Statts and his bandmate David Williams were both shot in the neck on June 28, 2008, while unloading their band’s gear after their first show. Statts now has quadriplegia, though he has partial use of his arms. His rising medical bills inspired his friends and members of the community to start Friends of Statts, an organization dedicated to providing Statts with healthcare assistance through donations.
This year, Friends of Statts rented Grayson Stadium for Statts Fest, their largest venue yet.
“We just decided this year that it would be good to have a family-friendly event, and with the [Savannah] Bananas moving into town, they want to utilize the stadium throughout the year… they’ve been awesome to work with,” Emily Doherty, board member of the Friends of Statts, said.

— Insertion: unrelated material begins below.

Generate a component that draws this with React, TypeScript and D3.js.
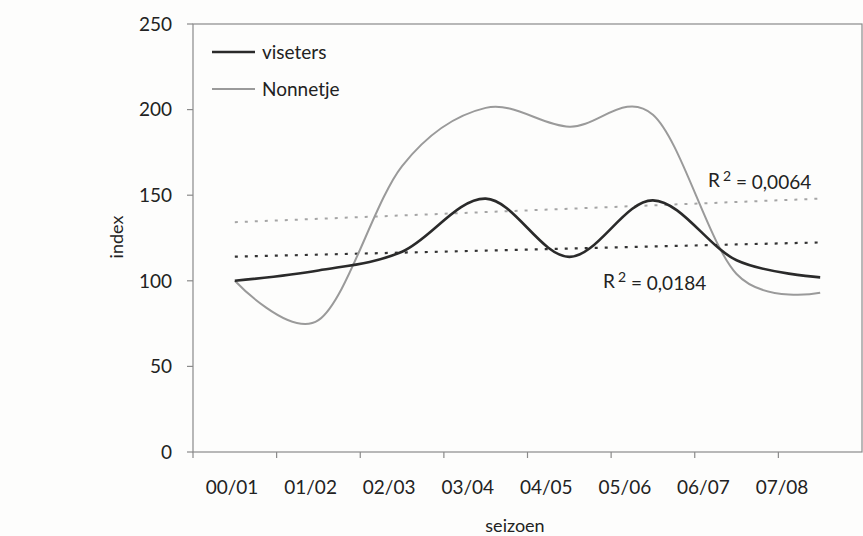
import { useRef, useEffect } from 'react';
import * as d3 from 'd3';

// seasons on the x axis
const seasons = ['00/01', '01/02', '02/03', '03/04', '04/05', '05/06', '06/07', '07/08'];

// index values per season
const viseters = [100, 106, 117, 148, 114, 147, 112, 102];
const nonnetje = [100, 77, 167, 201, 190, 197, 104, 93];

const yTicks = [0, 50, 100, 150, 200, 250];

const seriesNames = ['viseters', 'Nonnetje'];
const r2Labels = ['0,0184', '0,0064'];

// simple least squares, like the Excel trendline
function linearFit(values: number[]) {
    const xs = values.map((_, i) => i + 1);
    const mx = d3.mean(xs) as number;
    const my = d3.mean(values) as number;
    let sxy = 0, sxx = 0;
    xs.forEach((x, i) => {
        sxy += (x - mx) * (values[i] - my);
        sxx += (x - mx) * (x - mx);
    });
    const slope = sxy / sxx;
    return values.map((_, i) => my + slope * (i + 1 - mx));
}

export default function App() {

    const svgRef = useRef<SVGSVGElement>(null);

    useEffect(() => {
        const width = 863;
        const height = 536;
        const left = 193, right = 862, top = 24, bottom = 452;
        const font = 'Lato, "Open Sans", sans-serif';

        if (!svgRef.current) return;
        const svg = d3.select(svgRef.current)
            .attr('width', width)
            .attr('height', height)
            .attr('viewBox', [0, 0, width, height]);

        svg.selectAll('*').remove();

        svg.append('rect')
            .attr('width', width)
            .attr('height', height)
            .attr('fill', '#fdfdfc');

        const x = d3.scaleBand<string>().domain(seasons).range([left, right]);
        // the printed labels sit a bit tighter than the bands
        const xLabel = d3.scalePoint<string>().domain(seasons).range([232, 782]);
        const y = d3.scaleLinear().domain([0, 250]).range([bottom, top]);
        const cx = (s: string) => (x(s) as number) + x.bandwidth() / 2;

        // plot frame
        svg.append('rect')
            .attr('x', left)
            .attr('y', top)
            .attr('width', right - left)
            .attr('height', bottom - top)
            .attr('fill', 'none')
            .attr('stroke', '#8a8a8a')
            .attr('stroke-width', 1.2);

        // y ticks
        const yAxis = svg.append('g');
        yTicks.forEach(t => {
            yAxis.append('line')
                .attr('x1', left - 6).attr('x2', left)
                .attr('y1', y(t)).attr('y2', y(t))
                .attr('stroke', '#8a8a8a').attr('stroke-width', 1.2);
            yAxis.append('text')
                .attr('x', 172)
                .attr('y', y(t))
                .attr('dy', '0.36em')
                .attr('text-anchor', 'end')
                .attr('font-family', font)
                .attr('font-size', '19px')
                .attr('fill', '#222')
                .text(t);
        });

        // x ticks on the band edges
        const xAxis = svg.append('g');
        seasons.forEach(s => {
            const xe = x(s) as number;
            xAxis.append('line')
                .attr('x1', xe).attr('x2', xe)
                .attr('y1', bottom).attr('y2', bottom + 6)
                .attr('stroke', '#8a8a8a').attr('stroke-width', 1.2);
            xAxis.append('text')
                .attr('x', xLabel(s) as number)
                .attr('y', 494)
                .attr('text-anchor', 'middle')
                .attr('font-family', font)
                .attr('font-size', '19px')
                .attr('fill', '#222')
                .text(s);
        });

        // axis titles
        svg.append('text')
            .attr('x', 515).attr('y', 532)
            .attr('text-anchor', 'middle')
            .attr('font-family', font)
            .attr('font-size', '18px')
            .attr('fill', '#222')
            .text('seizoen');

        svg.append('text')
            .attr('transform', 'translate(123,237) rotate(-90)')
            .attr('text-anchor', 'middle')
            .attr('font-family', font)
            .attr('font-size', '18px')
            .attr('fill', '#222')
            .text('index');

        const line = d3.line<number>()
            .x((_, i) => cx(seasons[i]))
            .y(d => y(d))
            .curve(d3.curveCatmullRom.alpha(0));

        const straight = d3.line<number>()
            .x((_, i) => cx(seasons[i]))
            .y(d => y(d));

        // trendlines (dotted)
        svg.append('path')
            .attr('d', straight(linearFit(nonnetje)))
            .attr('fill', 'none')
            .attr('stroke', '#a5a5a5')
            .attr('stroke-width', 2)
            .attr('stroke-dasharray', '3 7');

        svg.append('path')
            .attr('d', straight(linearFit(viseters)))
            .attr('fill', 'none')
            .attr('stroke', '#333')
            .attr('stroke-width', 2.2)
            .attr('stroke-dasharray', '3 7');

        // series
        svg.append('path')
            .attr('d', line(nonnetje))
            .attr('fill', 'none')
            .attr('stroke', '#9a9a9a')
            .attr('stroke-width', 2);

        svg.append('path')
            .attr('d', line(viseters))
            .attr('fill', 'none')
            .attr('stroke', '#2a2a2a')
            .attr('stroke-width', 2.6);

        // R² labels
        const r2Pos = [[603, 288], [708, 187]];
        r2Labels.forEach((lab, i) => {
            const t = svg.append('text')
                .attr('x', r2Pos[i][0]).attr('y', r2Pos[i][1])
                .attr('font-family', font)
                .attr('font-size', '19px')
                .attr('fill', '#222');
            t.append('tspan').text('R');
            t.append('tspan').attr('dy', '-0.45em').attr('font-size', '14px').attr('dx', '3').text('2');
            t.append('tspan').attr('dy', '0.45em').text(` = ${lab}`);
        });

        // legend
        const legendColors = ['#2a2a2a', '#9a9a9a'];
        const legendWidths = [2.4, 1.8];
        seriesNames.forEach((name, i) => {
            const ly = 52 + i * 37;
            svg.append('line')
                .attr('x1', 212).attr('x2', 255)
                .attr('y1', ly).attr('y2', ly)
                .attr('stroke', legendColors[i])
                .attr('stroke-width', legendWidths[i]);
            svg.append('text')
                .attr('x', 262).attr('y', ly)
                .attr('dy', '0.36em')
                .attr('font-family', font)
                .attr('font-size', '19px')
                .attr('fill', '#222')
                .text(name);
        });
    }, []);

    return (
        <div style={{ position: 'absolute', left: 0, top: 0 }}>
            <svg ref={svgRef} style={{ display: 'block' }} />
        </div>
    );
}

With the addition of bounce castles, face-painting, and a “build-a-beard” workshop, Statts Fest had plenty of activities for children. The music at this year’s festival was also more family-friendly, with a larger focus on country and blues, a far cry from the bands that would play at The Jinx, a local club which has hosted Statts Fest before.
Rather than having heavy metal groups like Black Tusk, this year’s festival hosted a number of acts including The Train Wrecks, City Hotel, Joe Nelson and James Pittman, Bottles & Cans, Waits & Co., and Damon and the Shitkickers. “Gil Cruz works at The Jinx and books bands, and he got all the bands to donate their time,” Emily Doherty said.

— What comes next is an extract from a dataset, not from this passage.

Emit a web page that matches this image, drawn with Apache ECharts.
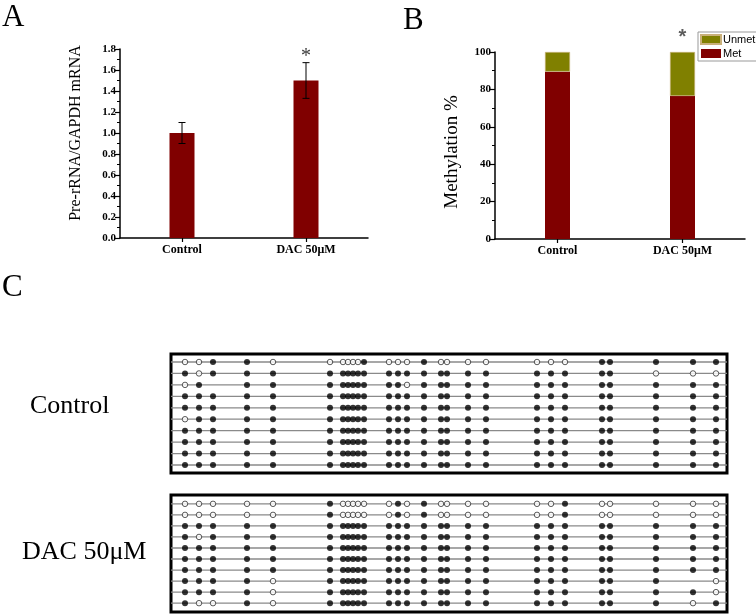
<!DOCTYPE html>
<html>
<head>
<meta charset="utf-8">
<script src="https://cdn.jsdelivr.net/npm/echarts@6/dist/echarts.min.js"></script>
<style>
html,body{margin:0;padding:0;background:#fff;}
#chart{width:756px;height:616px;}
</style>
</head>
<body>
<div id="chart"></div>
<script>
// ---------- data ----------
const categories = ['Control', 'DAC 50μM'];
const preRNA = [1.0, 1.5];
const preRNAErr = [0.1, 0.17];
const metPct = [89.5, 76.5];
const unmetPct = [10.5, 23.5];
const starA = [[1, 1.73]];
const starB = [[1, 108]];
// CpG site positions (relative units)
const cpgPositions = [0, 14, 28, 62, 88, 145, 158, 163, 168, 173, 179, 204, 213, 222, 239, 256, 262, 283, 301, 352, 366, 380, 417, 425, 471, 508, 531];
// x = methylated, o = unmethylated, - = not determined
const controlClones = [
  'ooxxo' + 'ooooox' + 'ooo' + 'x' + 'oooo' + 'ooo' + 'xxxxx',
  'xoxxx' + 'xxxxxx' + 'xxx' + 'x' + 'xxxx' + 'xxx' + 'xxooo',
  'ox-xx' + 'xxxxxx' + 'xxo' + 'x' + 'xxxx' + 'xxx' + 'xxxxx',
  'xxxxx' + 'xxxxxx' + 'xxx' + 'x' + 'xxxx' + 'xxx' + 'xxxxx',
  'xxxxx' + 'xxxxxx' + 'xxx' + 'x' + 'xxxx' + 'xxx' + 'xxxxx',
  'oxxxx' + 'xxxxxx' + 'xxx' + 'x' + 'xxxx' + 'xxx' + 'xxxxx',
  'xxxxx' + 'xxxxxx' + 'xxx' + 'x' + 'xxxx' + 'xxx' + 'xxxxx',
  'xxxxx' + 'xxxxxx' + 'xxx' + 'x' + 'xxxx' + 'xxx' + 'xxxxx',
  'xxxxx' + 'xxxxxx' + 'xxx' + 'x' + 'xxxx' + 'xxx' + 'xxxxx',
  'xxxxx' + 'xxxxxx' + 'xxx' + 'x' + 'xxxx' + 'xxx' + 'xxxxx'
];
const dacClones = [
  'ooooo' + 'xooooo' + 'oxo' + 'x' + 'oooo' + 'oox' + 'ooooo',
  'ooooo' + 'xooooo' + 'oxo' + 'x' + 'oooo' + 'oox' + 'ooooo',
  'xxxxx' + 'xxxxxx' + 'xxx' + 'x' + 'xxxx' + 'xxx' + 'xxxxx',
  'xoxxx' + 'xxxxxx' + 'xxx' + 'x' + 'xxxx' + 'xxx' + 'xxxxx',
  'xxxxx' + 'xxxxxx' + 'xxx' + 'x' + 'xxxx' + 'xxx' + 'xxxxx',
  'xxxxx' + 'xxxxxx' + 'xxx' + 'x' + 'xxxx' + 'xxx' + 'xxxxx',
  'xxxxx' + 'xxxxxx' + 'xxx' + 'x' + 'xxxx' + 'xxx' + 'xxxxx',
  'xxxxo' + 'xxxxxx' + 'xxx' + 'x' + 'xxxx' + 'xxx' + 'xxx-o',
  'xxxxo' + 'xxxxxx' + 'xxx' + 'x' + 'xxxx' + 'xxx' + 'xxxxo',
  'xooxo' + 'xxxxxx' + 'xxx' + 'x' + 'xxxx' + 'xxx' + 'xxxox'
];

// ---------- helpers ----------
const SERIF = 'Liberation Serif';
const SANS = 'Liberation Sans';
const MAROON = '#800000';
const OLIVE = '#808000';
const xMinC = -14, xMaxC = 542;

function cloneSeries(clones, gridIdx) {
  const s = [];
  clones.forEach((row, r) => {
    s.push({
      type: 'line', xAxisIndex: gridIdx, yAxisIndex: gridIdx, silent: true,
      symbol: 'none', z: 1,
      lineStyle: { color: '#8a8a8a', width: 1.3 },
      data: [[xMinC, r + 1], [xMaxC, r + 1]]
    });
  });
  const filled = [], open = [];
  clones.forEach((row, r) => {
    for (let i = 0; i < row.length; i++) {
      if (row[i] === 'x') filled.push([cpgPositions[i], r + 1]);
      else if (row[i] === 'o') open.push([cpgPositions[i], r + 1]);
    }
  });
  s.push({
    type: 'scatter', xAxisIndex: gridIdx, yAxisIndex: gridIdx, z: 3, silent: true,
    symbol: 'circle', symbolSize: 6, itemStyle: { color: '#000' }, data: filled
  });
  s.push({
    type: 'scatter', xAxisIndex: gridIdx, yAxisIndex: gridIdx, z: 3, silent: true,
    symbol: 'circle', symbolSize: 5.5,
    itemStyle: { color: '#fff', borderColor: '#000', borderWidth: 0.8 }, data: open
  });
  return s;
}

const axisLineStyle = { show: true, lineStyle: { color: '#000', width: 1.5 } };

const chart = echarts.init(document.getElementById('chart'), null, { renderer: 'canvas' });
const option = {
  animation: false,
  backgroundColor: '#fff',
  textStyle: { fontFamily: SERIF },
  grid: [
    { left: 120, top: 49, width: 248, height: 189 },
    { left: 495, top: 52, width: 250, height: 187 },
    { left: 171, top: 354, width: 556, height: 119, show: true, borderColor: '#000', borderWidth: 3, backgroundColor: 'transparent' },
    { left: 171, top: 495, width: 556, height: 117, show: true, borderColor: '#000', borderWidth: 3, backgroundColor: 'transparent' }
  ],
  legend: {
    left: 698, top: 32, orient: 'vertical',
    data: ['Unmet', 'Met'],
    icon: 'rect', itemWidth: 20, itemHeight: 9, itemGap: 3,
    padding: [2, 3, 2, 2],
    borderColor: '#999', borderWidth: 1,
    textStyle: { fontFamily: SANS, fontSize: 11, color: '#000', padding: [0, 0, 0, -3] }
  },
  xAxis: [
    {
      gridIndex: 0, type: 'category', data: categories,
      axisLine: axisLineStyle,
      axisTick: { show: true, alignWithLabel: true, length: 4, lineStyle: { color: '#000', width: 1.2 } },
      axisLabel: { color: '#000', fontWeight: 'bold', fontSize: 12, fontFamily: SERIF, margin: 6 }
    },
    {
      gridIndex: 1, type: 'category', data: categories,
      axisLine: axisLineStyle,
      axisTick: { show: true, alignWithLabel: true, length: 4, lineStyle: { color: '#000', width: 1.2 } },
      axisLabel: { color: '#000', fontWeight: 'bold', fontSize: 12, fontFamily: SERIF, margin: 6 }
    },
    { gridIndex: 2, type: 'value', min: xMinC, max: xMaxC, show: false },
    { gridIndex: 3, type: 'value', min: xMinC, max: xMaxC, show: false }
  ],
  yAxis: [
    {
      gridIndex: 0, type: 'value', min: 0, max: 1.8, interval: 0.2,
      axisLine: axisLineStyle,
      axisTick: { show: true, length: 5, lineStyle: { color: '#000', width: 1.2 } },
      minorTick: { show: true, splitNumber: 2, length: 3, lineStyle: { color: '#000', width: 1 } },
      splitLine: { show: false },
      axisLabel: { color: '#000', fontWeight: 'bold', fontSize: 11, fontFamily: SERIF, margin: 4,
        formatter: v => v.toFixed(1) }
    },
    {
      gridIndex: 1, type: 'value', min: 0, max: 100, interval: 20,
      axisLine: axisLineStyle,
      axisTick: { show: true, length: 5, lineStyle: { color: '#000', width: 1.2 } },
      minorTick: { show: true, splitNumber: 2, length: 3, lineStyle: { color: '#000', width: 1 } },
      splitLine: { show: false },
      axisLabel: { color: '#000', fontWeight: 'bold', fontSize: 11, fontFamily: SERIF, margin: 4 }
    },
    { gridIndex: 2, type: 'value', min: 0.3, max: 10.7, inverse: true, show: false },
    { gridIndex: 3, type: 'value', min: 0.2, max: 10.8, inverse: true, show: false }
  ],
  graphic: [
    { type: 'text', left: 2, top: 2, style: { text: 'A', font: '31px "Liberation Serif"', fill: '#000' } },
    { type: 'text', left: 403, top: 5, style: { text: 'B', font: '31px "Liberation Serif"', fill: '#000' } },
    { type: 'text', left: 2, top: 272, style: { text: 'C', font: '31px "Liberation Serif"', fill: '#000' } },
    { type: 'text', x: 76, y: 133, rotation: Math.PI / 2,
      style: { text: 'Pre-rRNA/GAPDH mRNA', font: '16px "Liberation Serif"', fill: '#000', align: 'center', verticalAlign: 'middle' } },
    { type: 'text', x: 452, y: 152, rotation: Math.PI / 2,
      style: { text: 'Methylation %', font: '19px "Liberation Serif"', fill: '#000', align: 'center', verticalAlign: 'middle' } },
    { type: 'text', x: 30, y: 406,
      style: { text: 'Control', font: '26px "Liberation Serif"', fill: '#000', align: 'left', verticalAlign: 'middle' } },
    { type: 'text', x: 22, y: 552,
      style: { text: 'DAC 50μM', font: '26px "Liberation Serif"', fill: '#000', align: 'left', verticalAlign: 'middle' } }
  ],
  series: [
    {
      name: 'Pre-rRNA', type: 'bar', xAxisIndex: 0, yAxisIndex: 0,
      barWidth: 25, itemStyle: { color: MAROON }, data: preRNA
    },
    {
      type: 'custom', xAxisIndex: 0, yAxisIndex: 0, z: 5,
      data: categories.map((c, i) => [i, preRNA[i] - preRNAErr[i], preRNA[i] + preRNAErr[i]]),
      renderItem: function (params, api) {
        const lo = api.coord([api.value(0), api.value(1)]);
        const hi = api.coord([api.value(0), api.value(2)]);
        const w = 3.5;
        const st = { stroke: '#000', lineWidth: 1 };
        return {
          type: 'group', children: [
            { type: 'line', shape: { x1: lo[0], y1: lo[1], x2: hi[0], y2: hi[1] }, style: st },
            { type: 'line', shape: { x1: lo[0] - w, y1: lo[1], x2: lo[0] + w, y2: lo[1] }, style: st },
            { type: 'line', shape: { x1: hi[0] - w, y1: hi[1], x2: hi[0] + w, y2: hi[1] }, style: st }
          ]
        };
      }
    },
    {
      type: 'scatter', xAxisIndex: 0, yAxisIndex: 0, symbolSize: 0, clip: false, silent: true,
      data: starA,
      label: { show: true, position: 'inside', formatter: '*', fontSize: 20, fontFamily: SERIF, color: '#000' }
    },
    {
      name: 'Met', type: 'bar', stack: 'm', xAxisIndex: 1, yAxisIndex: 1,
      barWidth: 25, itemStyle: { color: MAROON }, data: metPct
    },
    {
      name: 'Unmet', type: 'bar', stack: 'm', xAxisIndex: 1, yAxisIndex: 1,
      barWidth: 25, itemStyle: { color: OLIVE, borderColor: '#c9b07a', borderWidth: 0.6 }, data: unmetPct
    },
    {
      type: 'scatter', xAxisIndex: 1, yAxisIndex: 1, symbolSize: 0, clip: false, silent: true,
      data: starB,
      label: { show: true, position: 'inside', formatter: '*', fontSize: 20, fontFamily: SANS, fontWeight: 'bold', color: '#333' }
    }
  ].concat(cloneSeries(controlClones, 2)).concat(cloneSeries(dacClones, 3))
};
chart.setOption(option);
</script>
</body>
</html>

Not only did patrons donate their time, but more than 36 local artists and businesses donated to this year’s silent auction: everything from gift cards to original works of art by artists such as Scott Stanton—Savannah’s own Panhandle Slim.
“The community is always really, really supportive of the auction here at Statts Fest and we always have so many donations,” Genna Matson, who ran the silent auction, said. Even Grayson Stadium’s own Savannah Bananas contributed to Statts Fest by donating 50 percent of their beer and wine sales. The food trucks located on the baseball diamond, many of which were also at the Savannah Food Truck Festival, also donated a percentage of their sales.
From the food trucks to the volunteers manning the ticket booth, everyone at Statts Fest had donated in some way. “Everyone’s kinda gotten around [Statts Fest] and embraced it,” Emily Doherty said.